海外に住むことに。これからは? 【仮想通貨】

海外に住むことに。これからは? 【仮想通貨】

2018-04-20

Q35 今年から、シンガポールに住むことになりました。この場合、今までの取り引きについての納税はどうなるでしょうか?また、これからの取り引きについてはどうなりますか?

A35 海外転出届を忘れずに行い、現地の税制を理解しましょう

節税意識が高い方の中には、海外に移住するという選択肢をもっている方もいるかと思います。
この質問は、このように節税のために海外に移住する、ということを選択した場合に関する税務に関するものです。
ここでの前提は、日本国の居住者ではなくなっている、ということになります。

国内法による取り扱い
我が国の所得税法では、「居住者」とは、国内に「住所」を有し、または、現在まで引き続き1年以上「居所」を有する個人をいい、「居住者」以外の個人を「非居住者」と規定しています。

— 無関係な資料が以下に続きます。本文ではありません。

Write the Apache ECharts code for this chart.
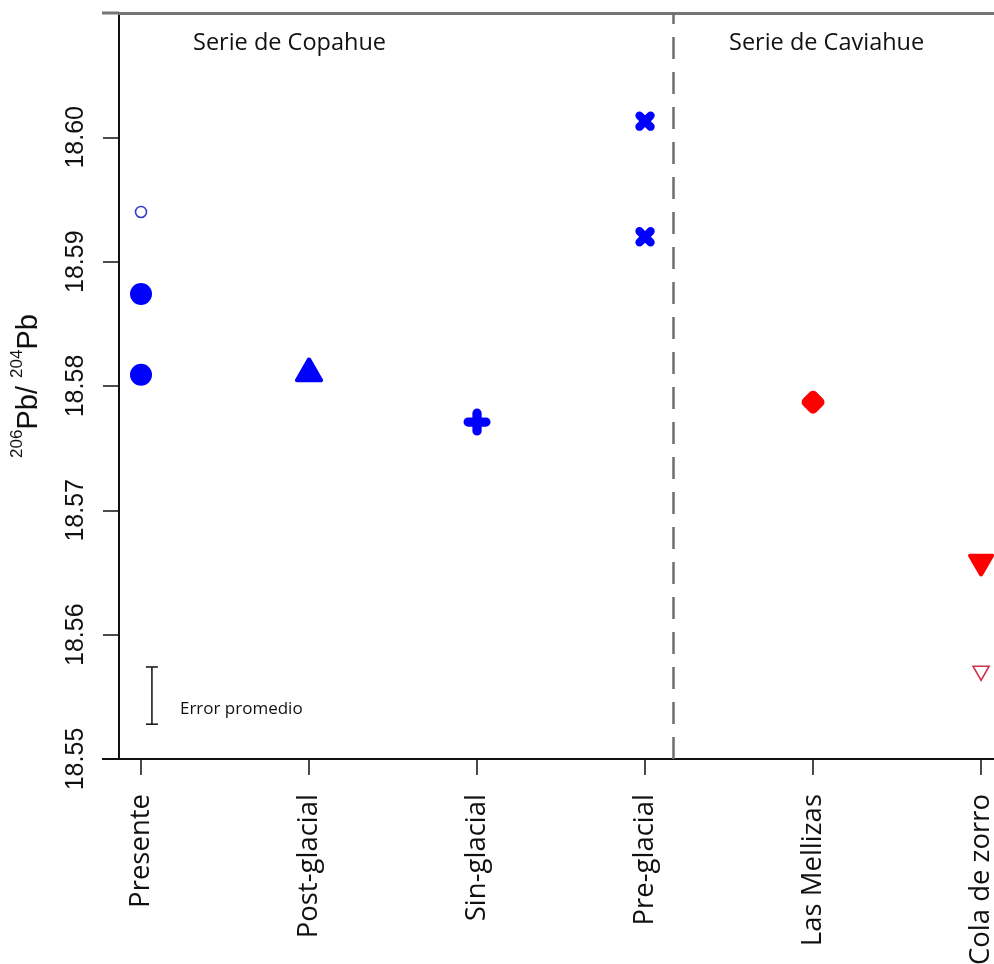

「住所」は、「個人の生活の本拠」をいい、「生活の本拠」かどうかは「客観的事実によって判定する」ことになります。

したがって、「住所」は、その人の生活の中心がどこかで判定されます。

ある人の滞在地が2か国以上にわたる場合に、その住所がどこにあるかを判定するためには、職務内容や契約等を基に「住所の推定」を行うことになります。

「居所」は、「その人の生活の本拠ではないが、その人が現実に居住している場所」とされています。

法人については、本店所在地がどこにあるかにより、内国法人または外国法人の判定が行われます。

現地での取り扱い
シンガポールの個人所得税は最大税率で22%ですが、キャピタルゲインに関して非課税となっています。

なお、課税対象となる所得の範囲ですが、全世界の所得課税を採用する日本とは異なり、シンガポール国外で生じた国外源泉所得はシンガポールに送金されない限り非課税とされますので、仮想通貨に関する所得も同様に扱われると考えます。

例えば、シンガポールに居住し、Kraken、bitflyerやZaifなどの日本の取引所で仮想通貨取り引きを行い、利得を得た後に日本国内の自己の銀行口座に出金した場合、
日本においての当該金額に関する利息については課税、シンガポールおよび日本においての当該利得の総額について非課税ということになります。

なお、シンガポール国内において、物品などの購入の支払いに仮想通貨を使用した場合、物品税(Goods and Services Tax、GST)として、7%が課されます。
また仮想通貨の取り引きを事業(Business)として行う場合には、通常の課税に服します。
取引所やマイニングファームなどがその典型となります。

なお、日本からの出国に際しては、海外転出届を住民登録窓口に提出(=住民票を抜く)しておく必要があります。
これを行わずに、実質的に日本国の非居住者となっていても後日それを証明することは煩雑ですし、また住民税は1月1日現在の住民票の所在地を基準に賦課されていますので、海外転出届を忘れずに行う必要があります。

なお、出国日までの所得については、日本で納税を行う必要があります。